Lilian Cotton: A Slow Battle

A Slow Battle
Oil on Canvas
2008
18” X 24”
By Lillian Cotton

The artist in her own words:

I was born in Lithia Springs, a suburb of Atlanta, GA and spent most of my childhood in various cities in the north and southeast.  I attended a magnet art school for visual and performing arts; concentrating in painting and drawing.  During high school I attended the South Carolina Governor’s School for the Arts and Humanities.   In 2008 I received a B.F.A in Painting and Drawing from The University of the Arts in Philadelphia, PA.  In that same year I received the Rohm and Haas Fine Arts Achievement Award.

Since graduating from college my work has been shown at various venues and charity events in Philadelphia, notably the 2010 Battle of the Canvas (an event which promotes art that affects and influences social change).  I participated in Adopta-Pig, a fund-raising event to help children with cancer.  I also participated in a second two-person show called “Four Women” (inspired by Nina Simone’s Song by the same name) at Vivant Art Collection in Philadelphia, PA.  In September 2011 I relocated to South Carolina and continued my work with community projects.   In collaboration with HEART ministry we completed “Project Valentine of February 2012,” an effort that presented gift baskets to women in shelters who had suffered abuse.

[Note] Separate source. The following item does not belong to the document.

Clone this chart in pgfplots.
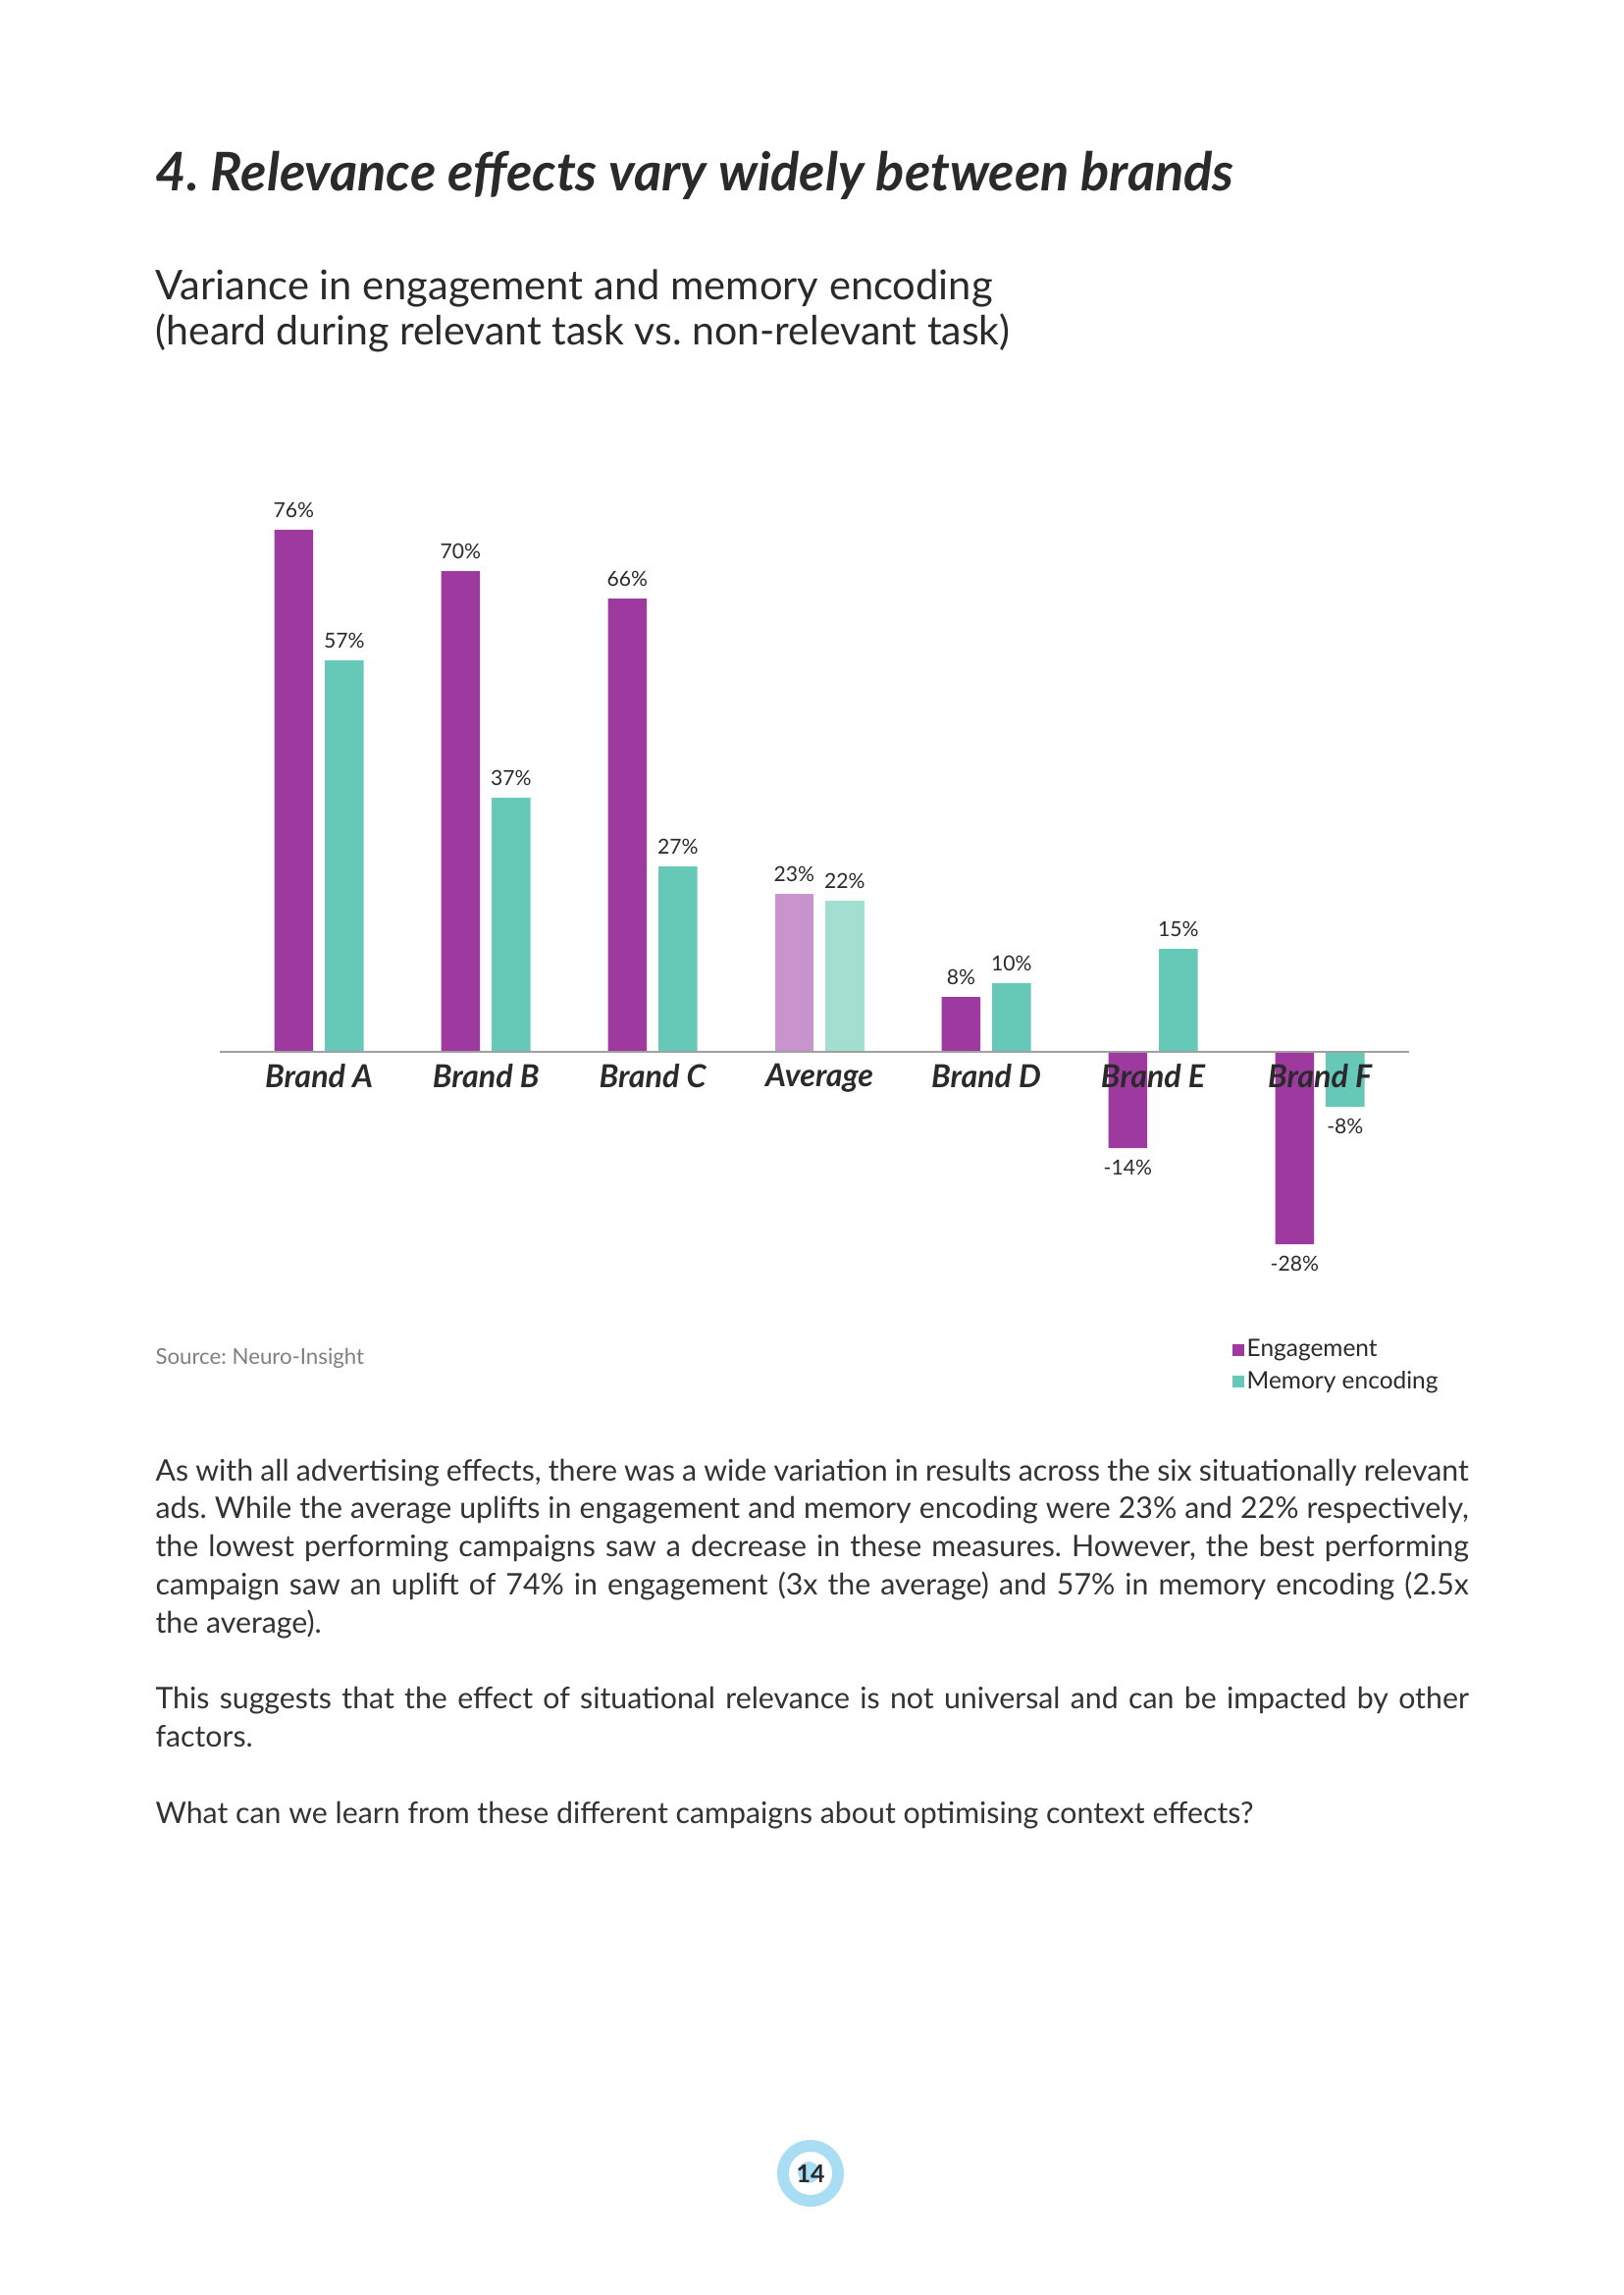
\documentclass[border=0pt]{standalone}
\usepackage{fontspec}
\setmainfont{Lato}
\usepackage{pgfplots}
\pgfplotsset{compat=1.18}
\definecolor{eng}{HTML}{9E3A9F}
\definecolor{mem}{HTML}{66C9B8}
\definecolor{engl}{HTML}{C993CE}
\definecolor{meml}{HTML}{A3DFD0}
\definecolor{txt}{HTML}{2A2A2A}
\definecolor{body}{HTML}{333333}
\definecolor{src}{HTML}{7F7F7F}
\definecolor{ring}{HTML}{A8DDF3}
\begin{document}
\frenchspacing
\begin{tikzpicture}[x=0.35991pt,y=-0.35991pt]
\useasboundingbox[fill=white] (0,0) rectangle (1654,2339);
% title
\node[anchor=base west,inner sep=0,text=txt] at (158,195)
  {\resizebox{395.5pt}{!}{\bfseries\itshape 4. Relevance effects vary widely between brands}};
\node[anchor=base west,inner sep=0,text=txt] at (158,305)
  {\resizebox{307pt}{!}{Variance in engagement and memory encoding}};
\node[anchor=base west,inner sep=0,text=txt] at (158,352)
  {\resizebox{313.5pt}{!}{(heard during relevant task vs. non-relevant task)}};
% source
\node[anchor=base west,inner sep=0,text=src,font=\fontsize{8}{10}\selectfont] at (158,1390) {Source: Neuro-Insight};
% chart
\coordinate (axsw) at (224,1282);
\begin{axis}[
  at={(axsw)}, anchor=south west,
  scale only axis, width=436.21pt, height=277.13pt,
  xmin=-0.595, xmax=6.535, ymin=-30, ymax=80,
  axis x line*=middle, axis y line=none,
  axis line style={draw=gray!75, line width=0.55pt},
  xtick={0,1,2,3,4,5,6},
  xticklabels={Brand A,Brand B,Brand C,Average,Brand D,Brand E,Brand F},
  major tick length=0pt,
  xticklabel style={font=\bfseries\itshape\fontsize{11.6}{13}\selectfont, text=txt, anchor=north, inner sep=0pt, yshift=-4.2pt},
  ytick=\empty,
  ybar, bar width=0.232,
  axis on top, clip=false,
  /pgf/number format/assume math mode=true,
  nodes near coords={\pgfmathprintnumber{\pgfplotspointmeta}\%},
  every node near coord/.append style={font=\fontsize{7.6}{9}\selectfont, text=txt, inner xsep=0pt, inner ysep=4.2pt},
  legend style={at={(0.851,-0.104)}, anchor=north west, draw=none, fill=none,
    font=\fontsize{8.8}{10}\selectfont, text=txt, inner sep=0pt, row sep=1.6pt,
    nodes={inner sep=1pt}},
  legend cell align=left,
]
\addplot[fill=eng, draw=none, bar shift=-0.1515,
  legend image code/.code={\fill[eng] (0pt,-2.2pt) rectangle (4.3pt,2.2pt);}]
  coordinates {(0,76) (1,70) (2,66) (4,8) (5,-14) (6,-28)};
\addlegendentry{Engagement}
\addplot[fill=mem, draw=none, bar shift=0.1515,
  legend image code/.code={\fill[mem] (0pt,-2.2pt) rectangle (4.3pt,2.2pt);}]
  coordinates {(0,57) (1,37) (2,27) (4,10) (5,15) (6,-8)};
\addlegendentry{Memory encoding}
\addplot[fill=engl, draw=none, bar shift=-0.1515, forget plot] coordinates {(3,23)};
\addplot[fill=meml, draw=none, bar shift=0.1515, forget plot] coordinates {(3,22)};
\end{axis}
% body text
\node[anchor=base west,inner sep=0,text=body] at (158,1509) {\parbox[t]{481.6pt}{\fontsize{10.9}{13.96}\selectfont\setlength{\parskip}{13.96pt}%
As with all advertising effects, there was a wide variation in results across the six situationally relevant\linebreak
ads. While the average uplifts in engagement and memory encoding were 23\% and 22\% respectively,\linebreak
the lowest performing campaigns saw a decrease in these measures. However, the best performing\linebreak
campaign saw an uplift of 74\% in engagement (3x the average) and 57\% in memory encoding (2.5x\linebreak
the average).\par
This suggests that the effect of situational relevance is not universal and can be impacted by other\linebreak
factors.\par
What can we learn from these different campaigns about optimising context effects?}};
% page number
\fill[ring] (826,2215) circle[radius=34];
\fill[white] (826,2215) circle[radius=22];
\fill[ring] (824,2214) circle[radius=11];
\node[font=\bfseries\fontsize{9}{10}\selectfont,text=txt] at (826,2215) {14};
\end{tikzpicture}
\end{document}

The concept of my work emanates from summer vacations spent in South Carolina with my extended family; particularly my grandparents and cousins.  As fashion- conscious teenagers we spent a great deal of time shopping, sharing beauty secrets, and styling and braiding each other’s hair.  I enjoyed immensely the creative aspects of hair styling

while pursing my main passion for drawing and painting and began collecting books and magazines on the subject.

During my undergrad years I became more socially, culturally, and politically conscious and my new awareness had a profound effect on the subject and theme of my art work.  I studied women, especially African-American women and their attitudes towards coiffures and how they used it to define and make bold and interesting statements about themselves.  I began to paint women, focusing on their hair and using it as a means and tool to portray their wealth, identity, social class, ethnicity, religion and sexuality.

While well-groomed appearances, especially hair, have always been an indication of social class, wealth, and prominence; unkempt hair has been a marker of poverty, derangement, and low self-esteem (stemming from various forms of negligence and abuse).  It was from that moment of realization that I began to infuse the concept of women’s perspective of hair, with all its implications, into my paintings thus allowing the condition of her hair to non-verbally speak of the state of her mind.

Visual, decorative, and figurative abstractions best describe my work.  I love patterns; particularly, African wax print fabric and lace.  However, I am also highly influenced by graffiti, Abstract Expressionism, and the Art Nouveau era.